-- Begin Dataset rows --
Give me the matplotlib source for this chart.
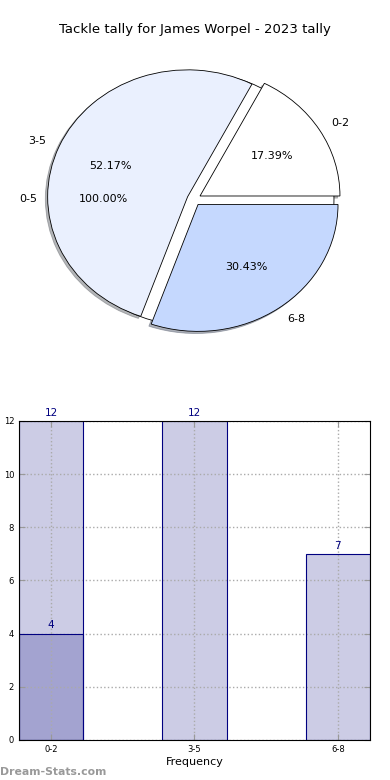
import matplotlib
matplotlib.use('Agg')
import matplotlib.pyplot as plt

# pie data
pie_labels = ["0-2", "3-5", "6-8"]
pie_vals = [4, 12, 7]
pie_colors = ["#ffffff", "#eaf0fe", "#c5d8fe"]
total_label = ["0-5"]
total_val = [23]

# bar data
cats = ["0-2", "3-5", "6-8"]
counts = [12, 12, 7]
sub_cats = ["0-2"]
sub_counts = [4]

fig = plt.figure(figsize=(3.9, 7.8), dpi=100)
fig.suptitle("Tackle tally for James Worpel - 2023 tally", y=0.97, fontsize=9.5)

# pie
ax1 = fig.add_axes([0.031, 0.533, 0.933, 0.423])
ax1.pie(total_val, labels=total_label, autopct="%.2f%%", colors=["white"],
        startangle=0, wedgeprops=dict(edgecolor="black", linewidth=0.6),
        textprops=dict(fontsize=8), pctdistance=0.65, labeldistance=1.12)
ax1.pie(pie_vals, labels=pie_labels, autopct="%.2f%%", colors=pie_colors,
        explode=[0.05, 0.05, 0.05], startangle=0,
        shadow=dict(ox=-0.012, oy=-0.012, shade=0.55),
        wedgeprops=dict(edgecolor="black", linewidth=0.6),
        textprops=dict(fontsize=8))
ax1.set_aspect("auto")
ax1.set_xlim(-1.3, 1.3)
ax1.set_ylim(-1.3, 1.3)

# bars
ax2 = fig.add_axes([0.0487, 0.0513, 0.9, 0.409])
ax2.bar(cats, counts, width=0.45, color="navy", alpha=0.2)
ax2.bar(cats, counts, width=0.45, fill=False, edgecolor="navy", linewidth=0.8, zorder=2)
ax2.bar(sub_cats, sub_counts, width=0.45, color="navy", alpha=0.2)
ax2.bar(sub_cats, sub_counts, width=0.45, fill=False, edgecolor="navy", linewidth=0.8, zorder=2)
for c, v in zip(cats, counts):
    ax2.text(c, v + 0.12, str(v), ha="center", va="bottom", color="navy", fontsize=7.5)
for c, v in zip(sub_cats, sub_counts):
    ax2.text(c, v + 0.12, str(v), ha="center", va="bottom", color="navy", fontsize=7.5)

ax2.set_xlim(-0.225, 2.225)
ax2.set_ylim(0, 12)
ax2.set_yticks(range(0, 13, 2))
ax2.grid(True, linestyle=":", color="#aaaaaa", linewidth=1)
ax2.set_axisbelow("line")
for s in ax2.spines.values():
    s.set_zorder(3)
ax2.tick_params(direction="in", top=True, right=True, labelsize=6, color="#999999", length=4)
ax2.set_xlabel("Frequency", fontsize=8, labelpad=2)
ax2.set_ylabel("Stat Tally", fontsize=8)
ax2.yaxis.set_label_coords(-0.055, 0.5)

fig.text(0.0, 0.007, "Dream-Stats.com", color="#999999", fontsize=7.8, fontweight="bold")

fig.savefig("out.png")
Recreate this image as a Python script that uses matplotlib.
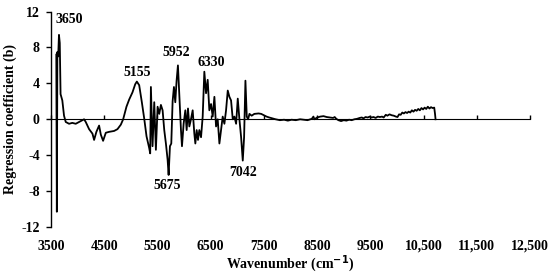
-- End Dataset rows --
= Exercise aim =
Your copy should repeat each entry above exactly but contain no pictures.

= Worked answer =
Give me the matplotlib source for this chart.
import matplotlib
matplotlib.use('Agg')
import matplotlib.pyplot as plt

# pie data
pie_labels = ["0-2", "3-5", "6-8"]
pie_vals = [4, 12, 7]
pie_colors = ["#ffffff", "#eaf0fe", "#c5d8fe"]
total_label = ["0-5"]
total_val = [23]

# bar data
cats = ["0-2", "3-5", "6-8"]
counts = [12, 12, 7]
sub_cats = ["0-2"]
sub_counts = [4]

fig = plt.figure(figsize=(3.9, 7.8), dpi=100)
fig.suptitle("Tackle tally for James Worpel - 2023 tally", y=0.97, fontsize=9.5)

# pie
ax1 = fig.add_axes([0.031, 0.533, 0.933, 0.423])
ax1.pie(total_val, labels=total_label, autopct="%.2f%%", colors=["white"],
        startangle=0, wedgeprops=dict(edgecolor="black", linewidth=0.6),
        textprops=dict(fontsize=8), pctdistance=0.65, labeldistance=1.12)
ax1.pie(pie_vals, labels=pie_labels, autopct="%.2f%%", colors=pie_colors,
        explode=[0.05, 0.05, 0.05], startangle=0,
        shadow=dict(ox=-0.012, oy=-0.012, shade=0.55),
        wedgeprops=dict(edgecolor="black", linewidth=0.6),
        textprops=dict(fontsize=8))
ax1.set_aspect("auto")
ax1.set_xlim(-1.3, 1.3)
ax1.set_ylim(-1.3, 1.3)

# bars
ax2 = fig.add_axes([0.0487, 0.0513, 0.9, 0.409])
ax2.bar(cats, counts, width=0.45, color="navy", alpha=0.2)
ax2.bar(cats, counts, width=0.45, fill=False, edgecolor="navy", linewidth=0.8, zorder=2)
ax2.bar(sub_cats, sub_counts, width=0.45, color="navy", alpha=0.2)
ax2.bar(sub_cats, sub_counts, width=0.45, fill=False, edgecolor="navy", linewidth=0.8, zorder=2)
for c, v in zip(cats, counts):
    ax2.text(c, v + 0.12, str(v), ha="center", va="bottom", color="navy", fontsize=7.5)
for c, v in zip(sub_cats, sub_counts):
    ax2.text(c, v + 0.12, str(v), ha="center", va="bottom", color="navy", fontsize=7.5)

ax2.set_xlim(-0.225, 2.225)
ax2.set_ylim(0, 12)
ax2.set_yticks(range(0, 13, 2))
ax2.grid(True, linestyle=":", color="#aaaaaa", linewidth=1)
ax2.set_axisbelow("line")
for s in ax2.spines.values():
    s.set_zorder(3)
ax2.tick_params(direction="in", top=True, right=True, labelsize=6, color="#999999", length=4)
ax2.set_xlabel("Frequency", fontsize=8, labelpad=2)
ax2.set_ylabel("Stat Tally", fontsize=8)
ax2.yaxis.set_label_coords(-0.055, 0.5)

fig.text(0.0, 0.007, "Dream-Stats.com", color="#999999", fontsize=7.8, fontweight="bold")

fig.savefig("out.png")
Recreate this image as a Python script that uses matplotlib.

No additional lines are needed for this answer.